╭──
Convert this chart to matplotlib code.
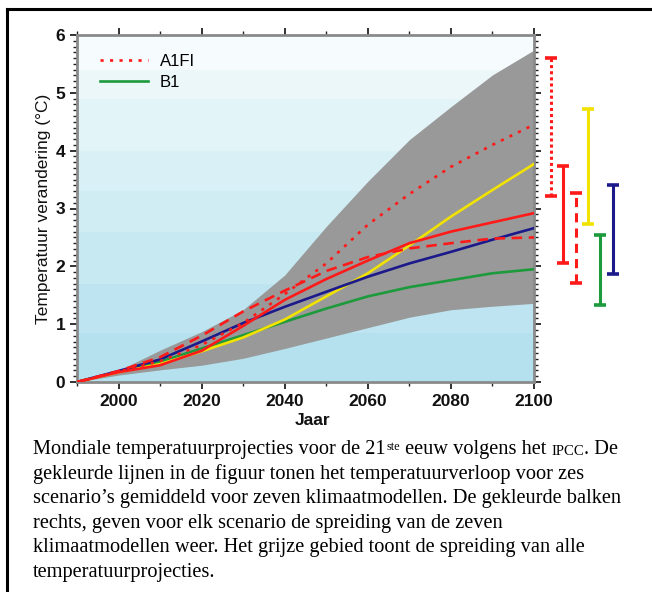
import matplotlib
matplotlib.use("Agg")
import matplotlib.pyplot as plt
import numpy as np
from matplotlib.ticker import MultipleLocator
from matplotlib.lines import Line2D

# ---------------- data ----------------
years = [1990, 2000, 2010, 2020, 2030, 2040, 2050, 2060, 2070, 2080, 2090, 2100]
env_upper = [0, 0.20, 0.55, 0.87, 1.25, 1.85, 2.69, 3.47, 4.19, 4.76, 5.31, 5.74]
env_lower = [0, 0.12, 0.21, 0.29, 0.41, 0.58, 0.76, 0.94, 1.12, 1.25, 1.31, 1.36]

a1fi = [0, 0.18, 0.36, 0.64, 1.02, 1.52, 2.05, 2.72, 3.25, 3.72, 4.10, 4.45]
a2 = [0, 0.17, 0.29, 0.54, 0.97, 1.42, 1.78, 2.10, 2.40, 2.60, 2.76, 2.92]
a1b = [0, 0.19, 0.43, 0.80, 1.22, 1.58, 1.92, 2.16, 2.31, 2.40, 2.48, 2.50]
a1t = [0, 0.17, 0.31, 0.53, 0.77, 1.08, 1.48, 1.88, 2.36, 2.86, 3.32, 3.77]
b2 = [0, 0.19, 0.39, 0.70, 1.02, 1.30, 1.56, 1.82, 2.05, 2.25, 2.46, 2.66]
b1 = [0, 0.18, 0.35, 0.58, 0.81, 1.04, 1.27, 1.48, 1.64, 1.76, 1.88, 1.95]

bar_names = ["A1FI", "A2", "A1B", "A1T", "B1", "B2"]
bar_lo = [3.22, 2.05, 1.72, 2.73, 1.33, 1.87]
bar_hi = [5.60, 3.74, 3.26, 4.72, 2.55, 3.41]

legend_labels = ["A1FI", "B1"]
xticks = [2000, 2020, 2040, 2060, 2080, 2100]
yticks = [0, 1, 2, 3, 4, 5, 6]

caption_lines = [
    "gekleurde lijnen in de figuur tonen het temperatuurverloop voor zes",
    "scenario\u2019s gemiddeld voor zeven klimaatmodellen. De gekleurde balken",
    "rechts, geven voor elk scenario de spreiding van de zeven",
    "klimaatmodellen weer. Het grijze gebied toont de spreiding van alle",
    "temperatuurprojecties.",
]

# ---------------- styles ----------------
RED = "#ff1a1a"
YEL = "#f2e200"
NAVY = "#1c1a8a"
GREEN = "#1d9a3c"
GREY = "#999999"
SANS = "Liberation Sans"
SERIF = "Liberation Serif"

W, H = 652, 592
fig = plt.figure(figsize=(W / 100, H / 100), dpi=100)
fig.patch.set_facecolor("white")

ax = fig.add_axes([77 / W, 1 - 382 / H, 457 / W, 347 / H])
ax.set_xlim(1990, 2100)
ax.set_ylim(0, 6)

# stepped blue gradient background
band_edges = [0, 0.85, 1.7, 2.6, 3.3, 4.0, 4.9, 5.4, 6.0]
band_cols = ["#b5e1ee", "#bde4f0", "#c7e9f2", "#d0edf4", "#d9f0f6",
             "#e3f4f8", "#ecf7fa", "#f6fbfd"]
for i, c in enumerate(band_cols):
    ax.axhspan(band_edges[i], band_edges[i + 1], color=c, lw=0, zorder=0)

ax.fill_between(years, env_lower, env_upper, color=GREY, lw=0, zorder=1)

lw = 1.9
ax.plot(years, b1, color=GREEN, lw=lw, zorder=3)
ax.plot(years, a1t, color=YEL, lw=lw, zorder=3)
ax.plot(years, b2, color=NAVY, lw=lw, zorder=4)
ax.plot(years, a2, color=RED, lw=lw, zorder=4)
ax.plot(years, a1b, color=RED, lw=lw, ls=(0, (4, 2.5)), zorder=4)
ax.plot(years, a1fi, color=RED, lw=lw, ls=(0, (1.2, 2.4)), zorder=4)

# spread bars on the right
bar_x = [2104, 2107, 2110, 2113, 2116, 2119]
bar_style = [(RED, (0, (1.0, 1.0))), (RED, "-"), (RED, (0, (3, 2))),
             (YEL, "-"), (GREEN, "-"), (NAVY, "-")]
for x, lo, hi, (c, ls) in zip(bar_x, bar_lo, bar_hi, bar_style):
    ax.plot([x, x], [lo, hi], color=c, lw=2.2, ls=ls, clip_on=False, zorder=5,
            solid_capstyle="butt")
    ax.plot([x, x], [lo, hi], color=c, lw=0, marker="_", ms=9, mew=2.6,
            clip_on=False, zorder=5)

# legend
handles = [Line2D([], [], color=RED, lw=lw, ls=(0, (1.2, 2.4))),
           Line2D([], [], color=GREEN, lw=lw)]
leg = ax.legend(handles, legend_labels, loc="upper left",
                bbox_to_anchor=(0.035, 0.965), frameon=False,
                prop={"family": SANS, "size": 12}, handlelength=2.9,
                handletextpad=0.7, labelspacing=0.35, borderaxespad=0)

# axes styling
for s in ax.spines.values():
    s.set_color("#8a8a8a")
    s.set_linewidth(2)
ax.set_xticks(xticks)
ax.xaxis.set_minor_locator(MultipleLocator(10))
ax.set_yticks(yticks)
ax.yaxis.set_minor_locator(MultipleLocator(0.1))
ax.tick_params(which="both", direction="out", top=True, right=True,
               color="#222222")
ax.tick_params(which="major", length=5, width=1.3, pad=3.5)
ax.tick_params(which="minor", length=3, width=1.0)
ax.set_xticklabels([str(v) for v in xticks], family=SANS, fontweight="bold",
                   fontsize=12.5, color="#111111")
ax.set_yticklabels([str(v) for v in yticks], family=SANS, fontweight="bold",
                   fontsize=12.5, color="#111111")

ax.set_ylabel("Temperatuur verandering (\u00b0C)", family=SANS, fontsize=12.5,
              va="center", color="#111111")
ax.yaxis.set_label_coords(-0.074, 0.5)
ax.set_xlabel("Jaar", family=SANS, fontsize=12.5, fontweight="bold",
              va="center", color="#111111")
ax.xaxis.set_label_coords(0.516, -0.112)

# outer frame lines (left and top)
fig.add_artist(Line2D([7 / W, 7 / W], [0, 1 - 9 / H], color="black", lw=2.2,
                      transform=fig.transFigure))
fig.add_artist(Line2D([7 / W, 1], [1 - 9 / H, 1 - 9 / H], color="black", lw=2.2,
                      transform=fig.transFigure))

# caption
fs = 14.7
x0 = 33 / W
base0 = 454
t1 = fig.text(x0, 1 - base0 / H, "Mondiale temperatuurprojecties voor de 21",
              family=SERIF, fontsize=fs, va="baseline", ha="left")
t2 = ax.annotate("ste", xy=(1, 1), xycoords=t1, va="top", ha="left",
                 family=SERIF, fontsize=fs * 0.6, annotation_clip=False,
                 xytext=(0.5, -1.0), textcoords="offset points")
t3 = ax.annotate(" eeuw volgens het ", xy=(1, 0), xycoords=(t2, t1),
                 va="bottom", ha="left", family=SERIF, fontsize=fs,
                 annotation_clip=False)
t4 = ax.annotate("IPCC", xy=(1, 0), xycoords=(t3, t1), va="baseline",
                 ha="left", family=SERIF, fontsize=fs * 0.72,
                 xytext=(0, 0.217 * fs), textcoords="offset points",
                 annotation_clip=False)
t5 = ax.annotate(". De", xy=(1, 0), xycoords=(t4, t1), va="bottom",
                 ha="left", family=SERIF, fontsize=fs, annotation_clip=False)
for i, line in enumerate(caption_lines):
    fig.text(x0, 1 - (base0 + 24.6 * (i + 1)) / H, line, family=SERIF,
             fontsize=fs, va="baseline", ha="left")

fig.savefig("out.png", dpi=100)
╰──
- [What to do]:
Without including any picture, repeat the data exactly.

- [Written answer]:
Convert this chart to matplotlib code.
import matplotlib
matplotlib.use("Agg")
import matplotlib.pyplot as plt
import numpy as np
from matplotlib.ticker import MultipleLocator
from matplotlib.lines import Line2D

# ---------------- data ----------------
years = [1990, 2000, 2010, 2020, 2030, 2040, 2050, 2060, 2070, 2080, 2090, 2100]
env_upper = [0, 0.20, 0.55, 0.87, 1.25, 1.85, 2.69, 3.47, 4.19, 4.76, 5.31, 5.74]
env_lower = [0, 0.12, 0.21, 0.29, 0.41, 0.58, 0.76, 0.94, 1.12, 1.25, 1.31, 1.36]

a1fi = [0, 0.18, 0.36, 0.64, 1.02, 1.52, 2.05, 2.72, 3.25, 3.72, 4.10, 4.45]
a2 = [0, 0.17, 0.29, 0.54, 0.97, 1.42, 1.78, 2.10, 2.40, 2.60, 2.76, 2.92]
a1b = [0, 0.19, 0.43, 0.80, 1.22, 1.58, 1.92, 2.16, 2.31, 2.40, 2.48, 2.50]
a1t = [0, 0.17, 0.31, 0.53, 0.77, 1.08, 1.48, 1.88, 2.36, 2.86, 3.32, 3.77]
b2 = [0, 0.19, 0.39, 0.70, 1.02, 1.30, 1.56, 1.82, 2.05, 2.25, 2.46, 2.66]
b1 = [0, 0.18, 0.35, 0.58, 0.81, 1.04, 1.27, 1.48, 1.64, 1.76, 1.88, 1.95]

bar_names = ["A1FI", "A2", "A1B", "A1T", "B1", "B2"]
bar_lo = [3.22, 2.05, 1.72, 2.73, 1.33, 1.87]
bar_hi = [5.60, 3.74, 3.26, 4.72, 2.55, 3.41]

legend_labels = ["A1FI", "B1"]
xticks = [2000, 2020, 2040, 2060, 2080, 2100]
yticks = [0, 1, 2, 3, 4, 5, 6]

caption_lines = [
    "gekleurde lijnen in de figuur tonen het temperatuurverloop voor zes",
    "scenario\u2019s gemiddeld voor zeven klimaatmodellen. De gekleurde balken",
    "rechts, geven voor elk scenario de spreiding van de zeven",
    "klimaatmodellen weer. Het grijze gebied toont de spreiding van alle",
    "temperatuurprojecties.",
]

# ---------------- styles ----------------
RED = "#ff1a1a"
YEL = "#f2e200"
NAVY = "#1c1a8a"
GREEN = "#1d9a3c"
GREY = "#999999"
SANS = "Liberation Sans"
SERIF = "Liberation Serif"

W, H = 652, 592
fig = plt.figure(figsize=(W / 100, H / 100), dpi=100)
fig.patch.set_facecolor("white")

ax = fig.add_axes([77 / W, 1 - 382 / H, 457 / W, 347 / H])
ax.set_xlim(1990, 2100)
ax.set_ylim(0, 6)

# stepped blue gradient background
band_edges = [0, 0.85, 1.7, 2.6, 3.3, 4.0, 4.9, 5.4, 6.0]
band_cols = ["#b5e1ee", "#bde4f0", "#c7e9f2", "#d0edf4", "#d9f0f6",
             "#e3f4f8", "#ecf7fa", "#f6fbfd"]
for i, c in enumerate(band_cols):
    ax.axhspan(band_edges[i], band_edges[i + 1], color=c, lw=0, zorder=0)

ax.fill_between(years, env_lower, env_upper, color=GREY, lw=0, zorder=1)

lw = 1.9
ax.plot(years, b1, color=GREEN, lw=lw, zorder=3)
ax.plot(years, a1t, color=YEL, lw=lw, zorder=3)
ax.plot(years, b2, color=NAVY, lw=lw, zorder=4)
ax.plot(years, a2, color=RED, lw=lw, zorder=4)
ax.plot(years, a1b, color=RED, lw=lw, ls=(0, (4, 2.5)), zorder=4)
ax.plot(years, a1fi, color=RED, lw=lw, ls=(0, (1.2, 2.4)), zorder=4)

# spread bars on the right
bar_x = [2104, 2107, 2110, 2113, 2116, 2119]
bar_style = [(RED, (0, (1.0, 1.0))), (RED, "-"), (RED, (0, (3, 2))),
             (YEL, "-"), (GREEN, "-"), (NAVY, "-")]
for x, lo, hi, (c, ls) in zip(bar_x, bar_lo, bar_hi, bar_style):
    ax.plot([x, x], [lo, hi], color=c, lw=2.2, ls=ls, clip_on=False, zorder=5,
            solid_capstyle="butt")
    ax.plot([x, x], [lo, hi], color=c, lw=0, marker="_", ms=9, mew=2.6,
            clip_on=False, zorder=5)

# legend
handles = [Line2D([], [], color=RED, lw=lw, ls=(0, (1.2, 2.4))),
           Line2D([], [], color=GREEN, lw=lw)]
leg = ax.legend(handles, legend_labels, loc="upper left",
                bbox_to_anchor=(0.035, 0.965), frameon=False,
                prop={"family": SANS, "size": 12}, handlelength=2.9,
                handletextpad=0.7, labelspacing=0.35, borderaxespad=0)

# axes styling
for s in ax.spines.values():
    s.set_color("#8a8a8a")
    s.set_linewidth(2)
ax.set_xticks(xticks)
ax.xaxis.set_minor_locator(MultipleLocator(10))
ax.set_yticks(yticks)
ax.yaxis.set_minor_locator(MultipleLocator(0.1))
ax.tick_params(which="both", direction="out", top=True, right=True,
               color="#222222")
ax.tick_params(which="major", length=5, width=1.3, pad=3.5)
ax.tick_params(which="minor", length=3, width=1.0)
ax.set_xticklabels([str(v) for v in xticks], family=SANS, fontweight="bold",
                   fontsize=12.5, color="#111111")
ax.set_yticklabels([str(v) for v in yticks], family=SANS, fontweight="bold",
                   fontsize=12.5, color="#111111")

ax.set_ylabel("Temperatuur verandering (\u00b0C)", family=SANS, fontsize=12.5,
              va="center", color="#111111")
ax.yaxis.set_label_coords(-0.074, 0.5)
ax.set_xlabel("Jaar", family=SANS, fontsize=12.5, fontweight="bold",
              va="center", color="#111111")
ax.xaxis.set_label_coords(0.516, -0.112)

# outer frame lines (left and top)
fig.add_artist(Line2D([7 / W, 7 / W], [0, 1 - 9 / H], color="black", lw=2.2,
                      transform=fig.transFigure))
fig.add_artist(Line2D([7 / W, 1], [1 - 9 / H, 1 - 9 / H], color="black", lw=2.2,
                      transform=fig.transFigure))

# caption
fs = 14.7
x0 = 33 / W
base0 = 454
t1 = fig.text(x0, 1 - base0 / H, "Mondiale temperatuurprojecties voor de 21",
              family=SERIF, fontsize=fs, va="baseline", ha="left")
t2 = ax.annotate("ste", xy=(1, 1), xycoords=t1, va="top", ha="left",
                 family=SERIF, fontsize=fs * 0.6, annotation_clip=False,
                 xytext=(0.5, -1.0), textcoords="offset points")
t3 = ax.annotate(" eeuw volgens het ", xy=(1, 0), xycoords=(t2, t1),
                 va="bottom", ha="left", family=SERIF, fontsize=fs,
                 annotation_clip=False)
t4 = ax.annotate("IPCC", xy=(1, 0), xycoords=(t3, t1), va="baseline",
                 ha="left", family=SERIF, fontsize=fs * 0.72,
                 xytext=(0, 0.217 * fs), textcoords="offset points",
                 annotation_clip=False)
t5 = ax.annotate(". De", xy=(1, 0), xycoords=(t4, t1), va="bottom",
                 ha="left", family=SERIF, fontsize=fs, annotation_clip=False)
for i, line in enumerate(caption_lines):
    fig.text(x0, 1 - (base0 + 24.6 * (i + 1)) / H, line, family=SERIF,
             fontsize=fs, va="baseline", ha="left")

fig.savefig("out.png", dpi=100)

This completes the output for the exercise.